[Begin DATA SEGMENT]
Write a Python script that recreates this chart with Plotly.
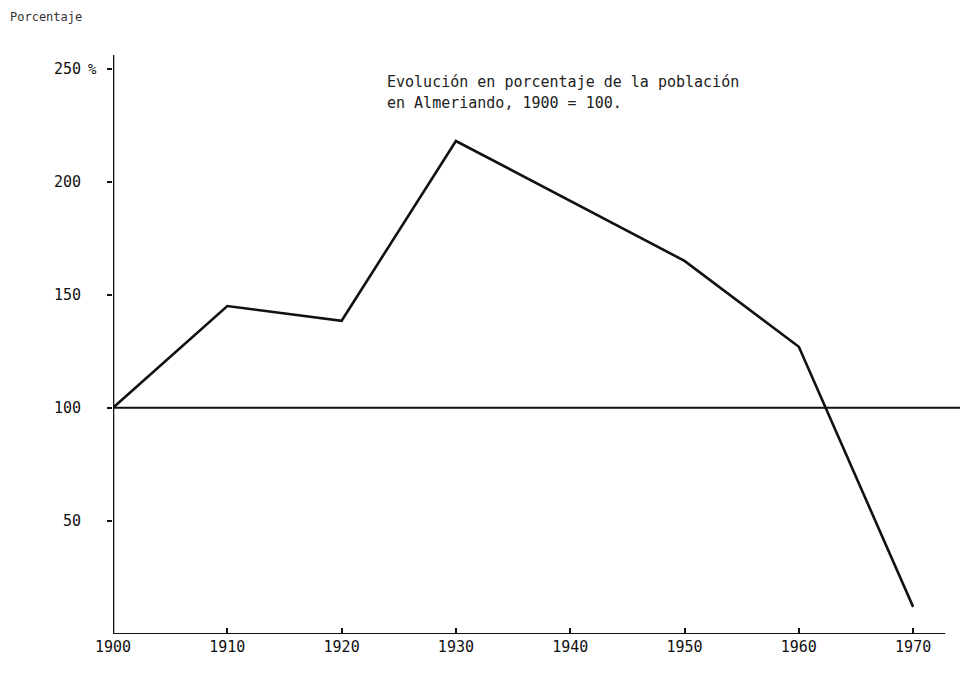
import plotly.graph_objects as go

years = [1900, 1910, 1920, 1930, 1950, 1960, 1970]
percent = [100, 145, 138.5, 218, 165, 127, 12]

x_ticks = [1900, 1910, 1920, 1930, 1940, 1950, 1960, 1970]
x_ticklabels = ["1900", "1910", "1920", "1930", "1940", "1950", "1960", "1970"]
y_ticks = [50, 100, 150, 200, 250]
y_ticklabels = ["50", "100", "150", "200", "250"]
y_unit = "%"

title_lines = ["Evolución en porcentaje de la población",
               "en Almeriando, 1900 = 100."]
y_title = "Porcentaje"

FONT = "DejaVu Sans Mono"
INK = "#111111"

fig = go.Figure()
fig.add_trace(go.Scatter(x=years, y=percent, mode="lines",
                         line=dict(color=INK, width=2.6), showlegend=False,
                         hoverinfo="x+y"))

shapes = [
    dict(type="line", xref="x", yref="y", x0=1900, x1=1976, y0=100, y1=100,
         line=dict(color=INK, width=2)),
    dict(type="line", xref="x", yref="y", x0=1900, x1=1972.8, y0=0, y1=0,
         line=dict(color=INK, width=2.2)),
    dict(type="line", xref="x", yref="y", x0=1900, x1=1900, y0=0, y1=256,
         line=dict(color=INK, width=2.6)),
]

fig.update_layout(
    width=968, height=674,
    margin=dict(l=105, r=8, t=38, b=48),
    paper_bgcolor="white", plot_bgcolor="white",
    font=dict(family=FONT, color=INK, size=15),
    shapes=shapes,
    xaxis=dict(range=[1900, 1974.8], tickvals=x_ticks, ticktext=x_ticklabels,
               showgrid=False, zeroline=False, showline=False,
               ticks="inside", ticklen=6, tickwidth=1.5, tickcolor=INK,
               ticklabelstandoff=2, tickfont=dict(size=15, family=FONT)),
    yaxis=dict(range=[0, 260], tickvals=y_ticks, ticktext=y_ticklabels,
               showgrid=False, zeroline=False, showline=False,
               ticks="outside", ticklen=5, tickwidth=1.5, tickcolor=INK,
               ticklabelstandoff=23, tickfont=dict(size=15, family=FONT)),
    annotations=[
        dict(text=y_title, xref="paper", yref="paper", x=-105/855, y=1 + 38/588,
             xanchor="left", yanchor="top", showarrow=False,
             font=dict(size=12, family=FONT, color="#333333")),
        dict(text=y_unit, xref="paper", yref="y", x=-14/855, y=250,
             xanchor="right", yanchor="middle", showarrow=False,
             font=dict(size=14, family=FONT, color=INK)),
        dict(text=title_lines[0], xref="x", yref="y", x=1923.8, y=244,
             xanchor="left", yanchor="middle", showarrow=False,
             font=dict(size=15, family=FONT, color="#222222")),
        dict(text=title_lines[1], xref="x", yref="y", x=1923.8, y=235,
             xanchor="left", yanchor="middle", showarrow=False,
             font=dict(size=15, family=FONT, color="#222222")),
    ],
)

fig.write_html("out.html")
[End DATA SEGMENT]
» REQUIRED TASK
Set down the material exactly, every line of it, except for the pictures.

» PROBLEM SOLUTION
Write a Python script that recreates this chart with Plotly.
import plotly.graph_objects as go

years = [1900, 1910, 1920, 1930, 1950, 1960, 1970]
percent = [100, 145, 138.5, 218, 165, 127, 12]

x_ticks = [1900, 1910, 1920, 1930, 1940, 1950, 1960, 1970]
x_ticklabels = ["1900", "1910", "1920", "1930", "1940", "1950", "1960", "1970"]
y_ticks = [50, 100, 150, 200, 250]
y_ticklabels = ["50", "100", "150", "200", "250"]
y_unit = "%"

title_lines = ["Evolución en porcentaje de la población",
               "en Almeriando, 1900 = 100."]
y_title = "Porcentaje"

FONT = "DejaVu Sans Mono"
INK = "#111111"

fig = go.Figure()
fig.add_trace(go.Scatter(x=years, y=percent, mode="lines",
                         line=dict(color=INK, width=2.6), showlegend=False,
                         hoverinfo="x+y"))

shapes = [
    dict(type="line", xref="x", yref="y", x0=1900, x1=1976, y0=100, y1=100,
         line=dict(color=INK, width=2)),
    dict(type="line", xref="x", yref="y", x0=1900, x1=1972.8, y0=0, y1=0,
         line=dict(color=INK, width=2.2)),
    dict(type="line", xref="x", yref="y", x0=1900, x1=1900, y0=0, y1=256,
         line=dict(color=INK, width=2.6)),
]

fig.update_layout(
    width=968, height=674,
    margin=dict(l=105, r=8, t=38, b=48),
    paper_bgcolor="white", plot_bgcolor="white",
    font=dict(family=FONT, color=INK, size=15),
    shapes=shapes,
    xaxis=dict(range=[1900, 1974.8], tickvals=x_ticks, ticktext=x_ticklabels,
               showgrid=False, zeroline=False, showline=False,
               ticks="inside", ticklen=6, tickwidth=1.5, tickcolor=INK,
               ticklabelstandoff=2, tickfont=dict(size=15, family=FONT)),
    yaxis=dict(range=[0, 260], tickvals=y_ticks, ticktext=y_ticklabels,
               showgrid=False, zeroline=False, showline=False,
               ticks="outside", ticklen=5, tickwidth=1.5, tickcolor=INK,
               ticklabelstandoff=23, tickfont=dict(size=15, family=FONT)),
    annotations=[
        dict(text=y_title, xref="paper", yref="paper", x=-105/855, y=1 + 38/588,
             xanchor="left", yanchor="top", showarrow=False,
             font=dict(size=12, family=FONT, color="#333333")),
        dict(text=y_unit, xref="paper", yref="y", x=-14/855, y=250,
             xanchor="right", yanchor="middle", showarrow=False,
             font=dict(size=14, family=FONT, color=INK)),
        dict(text=title_lines[0], xref="x", yref="y", x=1923.8, y=244,
             xanchor="left", yanchor="middle", showarrow=False,
             font=dict(size=15, family=FONT, color="#222222")),
        dict(text=title_lines[1], xref="x", yref="y", x=1923.8, y=235,
             xanchor="left", yanchor="middle", showarrow=False,
             font=dict(size=15, family=FONT, color="#222222")),
    ],
)

fig.write_html("out.html")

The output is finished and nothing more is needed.